ほら、できたよ

 先日、新一年保護者会がありました。もう2カ月もすると新一年生が仲間入りをします。2年生以上の児童は心待ちにしていることでしょう。また6年生は中学生に進学し、新しい環境での生活が始まります。 聖ドミニコ学園もまた、来年は学園創立70周年を迎えます。この節目を迎えて「70の歴史を 100の未来に」の言葉のように、伝統を守りながら、新しい学園に向かって新たな一歩を踏み出してまいります。小学校の制服が来年度からリニューアルします。上着はブレザーからスーツスタイルに、またズボンの裾が10cm長くなりました。しばらくは新しい制服と現制服が混在し、すぐに目にはなじまないと思いますが、少しずつ慣れていくことでしょう。これから始まる新しい世界を楽しみにしながら、残りの学校生活の一日一日を大切に過ごしてほしいです。

  さて、東京都私立小学校児童作品展「ほら、できたよ」が3年ぶりに開催されました。

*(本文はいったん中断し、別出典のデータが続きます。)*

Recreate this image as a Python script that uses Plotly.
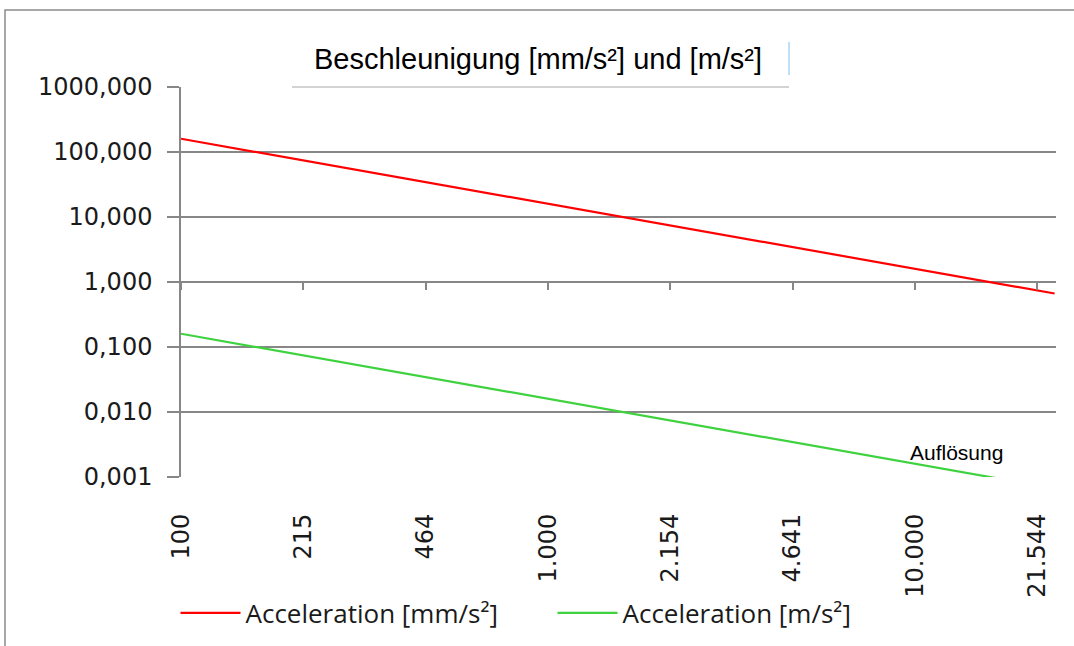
import plotly.graph_objects as go

# Frequencies (categories of the x axis)
freq = [100, 111, 124, 138, 155, 173, 193, 215, 240, 268, 299, 334, 372, 415, 464, 517, 577, 644, 719, 803, 896,
        1000, 1115, 1245, 1389, 1550, 1730, 1930, 2154, 2404, 2682, 2993, 3340, 3727, 4159, 4641,
        5179, 5779, 6449, 7196, 8030, 8961, 10000, 11158, 12451, 13894, 15505, 17301, 19306, 21544, 24040]

# Acceleration in mm/s^2
acc_mm = [160.0, 143.4, 128.5, 115.1, 103.2, 92.47, 82.87, 74.27, 66.55, 59.64,
          53.45, 47.90, 42.92, 38.47, 34.47, 30.89, 27.68, 24.81, 22.23, 19.92,
          17.85, 16.00, 14.34, 12.85, 11.51, 10.32, 9.247, 8.287, 7.427, 6.655,
          5.964, 5.345, 4.790, 4.292, 3.847, 3.447, 3.089, 2.768, 2.481, 2.223,
          1.992, 1.785, 1.600, 1.434, 1.285, 1.151, 1.032, 0.9247, 0.8287, 0.7427,
          0.6655]

# Acceleration in m/s^2
acc_m = [0.1600, 0.1434, 0.1285, 0.1151, 0.1032, 0.09247, 0.08287, 0.07427, 0.06655, 0.05964,
         0.05345, 0.04790, 0.04292, 0.03847, 0.03447, 0.03089, 0.02768, 0.02481, 0.02223, 0.01992,
         0.01785, 0.01600, 0.01434, 0.01285, 0.01151, 0.01032, 0.009247, 0.008287, 0.007427, 0.006655,
         0.005964, 0.005345, 0.004790, 0.004292, 0.003847, 0.003447, 0.003089, 0.002768, 0.002481, 0.002223,
         0.001992, 0.001785, 0.001600, 0.001434, 0.001285, 0.001151, 0.001032, 0.0009247, 0.0008287, 0.0007427,
         0.0006655]

y_ticks = [0.001, 0.01, 0.1, 1, 10, 100, 1000]
y_tick_text = ["0,001", "0,010", "0,100", "1,000", "10,000", "100,000", "1000,000"]

title_text = "Beschleunigung [mm/s²] und [m/s²]"
note_text = "Auflösung"
name_mm = "Acceleration [mm/s²]"
name_m = "Acceleration [m/s²]"

cats = [f"{v:,}".replace(",", ".") for v in freq]
label_step = 7
tick_cats = cats[::label_step]

W, H = 1074, 646
PL, PR, PT, PB = 181, 1056, 87, 477  # plot area in window pixels
L, T, R, B = PL, PT, W - PR, H - PB
pw, ph = PR - PL, PB - PT


def px(x):
    return (x - PL) / pw


def py(y):
    return (PB - y) / ph


GRID = "#878787"
TICKFONT = dict(family="DejaVu Sans", size=24, color="#1a1a1a")
LEGFONT = dict(family="Open Sans", size=26, color="#1a1a1a")

fig = go.Figure()
fig.add_trace(go.Scatter(x=cats, y=acc_mm, mode="lines", name=name_mm,
                         line=dict(color="#ff0000", width=2.2), legend="legend"))
fig.add_trace(go.Scatter(x=cats, y=acc_m, mode="lines", name=name_m, xaxis="x2",
                         line=dict(color="#3fd23f", width=2.2), legend="legend2"))

xrange = [0, len(cats) - 1 + 0.08]

fig.update_layout(
    width=W, height=H,
    margin=dict(l=L, r=R, t=T, b=B, autoexpand=False),
    paper_bgcolor="white", plot_bgcolor="white",
    xaxis=dict(type="category", categoryorder="array", categoryarray=cats, range=xrange,
               tickmode="array", tickvals=tick_cats, ticktext=tick_cats, tickangle=-90,
               ticks="", showgrid=False, showline=False, zeroline=False,
               ticklabelstandoff=31, tickfont=TICKFONT, automargin=False),
    xaxis2=dict(type="category", categoryorder="array", categoryarray=cats, range=xrange,
                overlaying="x", anchor="free", position=0.5, side="bottom",
                tickmode="array", tickvals=tick_cats, ticks="outside", ticklen=7,
                tickcolor=GRID, tickwidth=1.5, showticklabels=False, showgrid=False,
                showline=False, zeroline=False, automargin=False),
    yaxis=dict(type="log", range=[-3, 3], tickmode="array", tickvals=y_ticks, ticktext=y_tick_text,
               showgrid=True, gridcolor=GRID, gridwidth=1.5,
               showline=True, linecolor=GRID, linewidth=1.5,
               ticks="outside", ticklen=12, tickcolor=GRID, tickwidth=1.5,
               ticklabelstandoff=10, tickfont=TICKFONT, automargin=False),
    legend=dict(x=px(175.5), y=py(613), xanchor="left", yanchor="middle", orientation="h",
                font=LEGFONT, itemwidth=60, bgcolor="rgba(0,0,0,0)"),
    legend2=dict(x=px(552.5), y=py(613), xanchor="left", yanchor="middle", orientation="h",
                 font=LEGFONT, itemwidth=60, bgcolor="rgba(0,0,0,0)"),
    showlegend=True,
)

# Title box edge over the top gridline, and the thin blue cursor mark
fig.add_shape(type="line", xref="paper", yref="paper", x0=px(292), x1=px(789), y0=1, y1=1,
              line=dict(color="#c4c4c4", width=1.5), layer="above")
fig.add_shape(type="line", xref="paper", yref="paper", x0=px(789), x1=px(789), y0=py(42), y1=py(75),
              line=dict(color="#a8d4f2", width=1.5), layer="above")
# Outer chart border
fig.add_shape(type="rect", xref="paper", yref="paper", x0=px(5), x1=px(1095), y0=py(10), y1=py(670),
              line=dict(color="#8c8c8c", width=1.5), fillcolor="rgba(0,0,0,0)", layer="above")

fig.add_annotation(text=title_text, xref="paper", yref="paper", x=px(538), y=py(59),
                   xanchor="center", yanchor="middle", showarrow=False,
                   font=dict(family="Liberation Sans, Arial", size=29, color="#000000"))
fig.add_annotation(text=note_text, xref="paper", yref="paper", x=px(956), y=py(452),
                   xanchor="center", yanchor="middle", showarrow=False,
                   font=dict(family="Liberation Sans, Arial", size=21, color="#000000"))

fig.write_html("out.html", config={"displayModeBar": False},
               post_script="document.body.style.margin='0';")
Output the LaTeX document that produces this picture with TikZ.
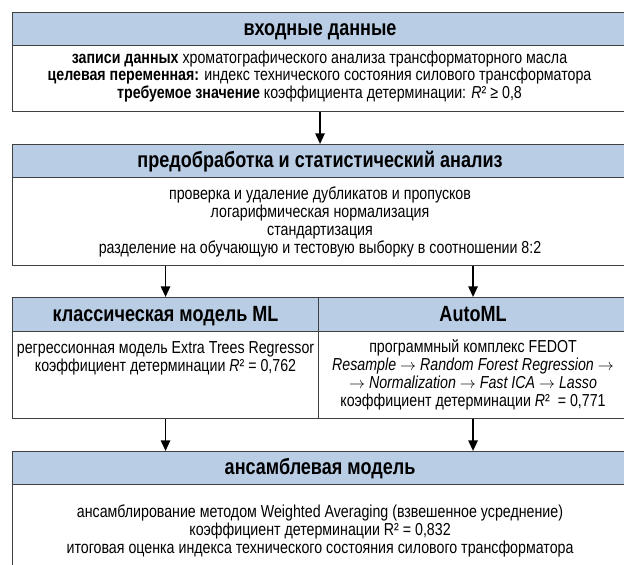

この展覧会は東京都の私立小学校から約20校が集まり行われています。1986年に第1回が行われた時には参加校は18校、松屋銀座の2階にある片隅の一室で始まりました。2020年からコロナで展覧会が中止となり、今後の松屋銀座での開催が危ぶまれました。今年ようやく、再び児童展の開催を迎えることができ、元図工科でこの展覧会に携わってきた者として感慨深いものがあります。
 この作品展が第1回目から大切に守り続けてきたものがあります。それは、「あえて統一テーマは設けず、またコンクール形式も排して、自由な雰囲気を何よりも大切にする」ことです。そんな自由な雰囲気の中で、子どもたちの表現する喜びが色と形に託されて、個性のあふれる作品が輝いています。個人の作品が個性を発揮し、それが集合することで学年の個性を出しています。同じように学校全体で作り出される個性が会場全体の雰囲気を作り出しています。個の作品が他の作品と連動し、響き合っています。同じように子どもたちの個も子どもたち同士で影響し合い、お互いを高め合っています。「個性を大切にする」ことは、一人ひとりを大切にする教育です。その子の持つ光に子ども自身が気づくように、またより輝けるようにすることです。子どもたちから放たれる光で、その作品を見た人たちはエネルギーをもらい、心をいやされています。これからも展覧会が続くことを願っています。
 今回の聖ドミニコ学園小学校のテーマは「羽ばたけmy bird」。好きな形にデザインした鳥を、紙粘土を使って描いた作品です。子どもたちはそれぞれが色や粘土の付け方など工夫していました。ダイナミックな動きのある作品、どこまでも細かく色や形を追求した作品など個性があふれる作品ばかりでした。それぞれの鳥を見ると子どもたちが時間をかけて、大切に、丁寧に作っていることが分かります。目を輝かせながら制作に没頭している子どもたちの姿が目に浮びます。図工科の佐藤先生、諸先生方が、子どもの個性を大切にし、子どもたちに寄り添いながら指導してくださっているからです。それは、すべての人は神様から与えられたかけがえのない存在であるというキリスト教的世界観に基づいた教育そのものです。子どもたちは保護者のみなさまやわたしたち教員に見守られながら、目の前のことを一生懸命に取り組んでいます。そして様々な行事や発表を通して、「ほら、できたよ」と成長した姿を見せてくれています。